On peut décomposer les motivations de Micheline Calmy-Rey, disent ceux qui la connaissent bien, en quatre quarts. Un quart de sincère conviction: elle est sûre d'être dans le vrai et convaincue que le temps lui donnera raison. Un quart de sens de la provocation: elle est loin de détester l'affrontement avec ses collègues et le milieu politique. Un quart de pur narcissisme. Un quart, enfin, de vraie naïveté, que l'on aurait tendance à sous-estimer.

En ne tardant pas à établir concrètement des relations diplomatiques avec Pristina, Micheline Calmy-Rey demeure dans la droite ligne de la politique qu'elle défend de longue date à propos du Kosovo, soit la reconnaissance du caractère inéluctable de l'indépendance et la volonté d'en tirer le plus rapidement possible les conséquences, afin d'entamer également le plus rapidement possible le processus de reconstruction.

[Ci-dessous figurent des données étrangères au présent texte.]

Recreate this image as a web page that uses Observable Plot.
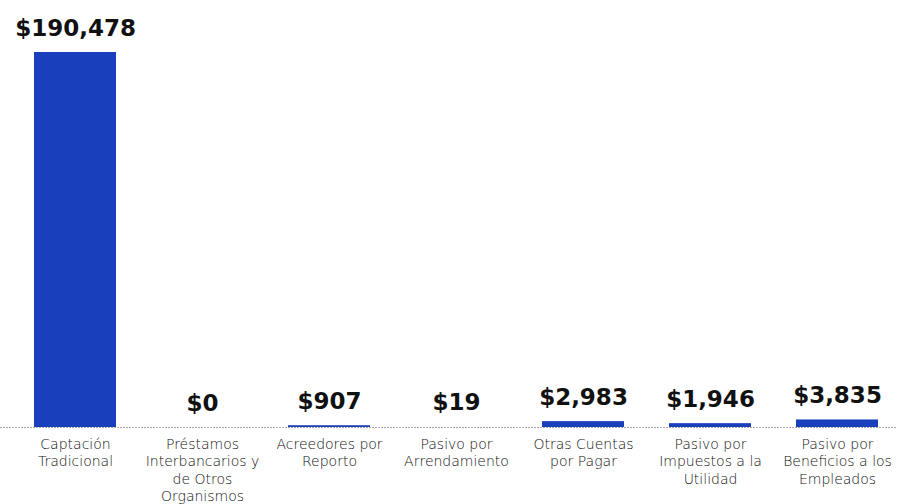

Il y avait des façons plus ou moins démonstratives de mettre en œuvre cette politique et Micheline Calmy-Rey n'est pas de celles qui s'effacent derrière la cause qu'elles défendent, tout en affirmant bien sûr qu'elle ne s'expose que pour mieux faire avancer les choses. L'entêtement s'allie parfois au narcissisme, chez la ministre des Affaires étrangères, pour l'amener à affronter ses collègues du Conseil fédéral et ses critiques au parlement avec un style qui n'a rien de diplomatique. Peu portée à écouter ses conseillers, elle ne semble pas toujours calculer avec clairvoyance les retombées de ses initiatives ni leur rapport coût/bénéfice, lui reproche-t-on.

Il était évident que les Iraniens allaient exploiter sa rencontre avec le président Ahmadinejad, en en utilisant très largement les images pour montrer qu'ils ne sont pas boudés par tout l'Occident. En entamant dix jours plus tard une deuxième démarche controversée, qui paraît négliger les relations entre la Suisse et la Serbie pour conforter une relation déjà au beau fixe avec le Kosovo, Micheline Calmy-Rey offre à une large partie du parlement, et en premier lieu aux commissions des Affaires extérieures, les verges pour se faire battre.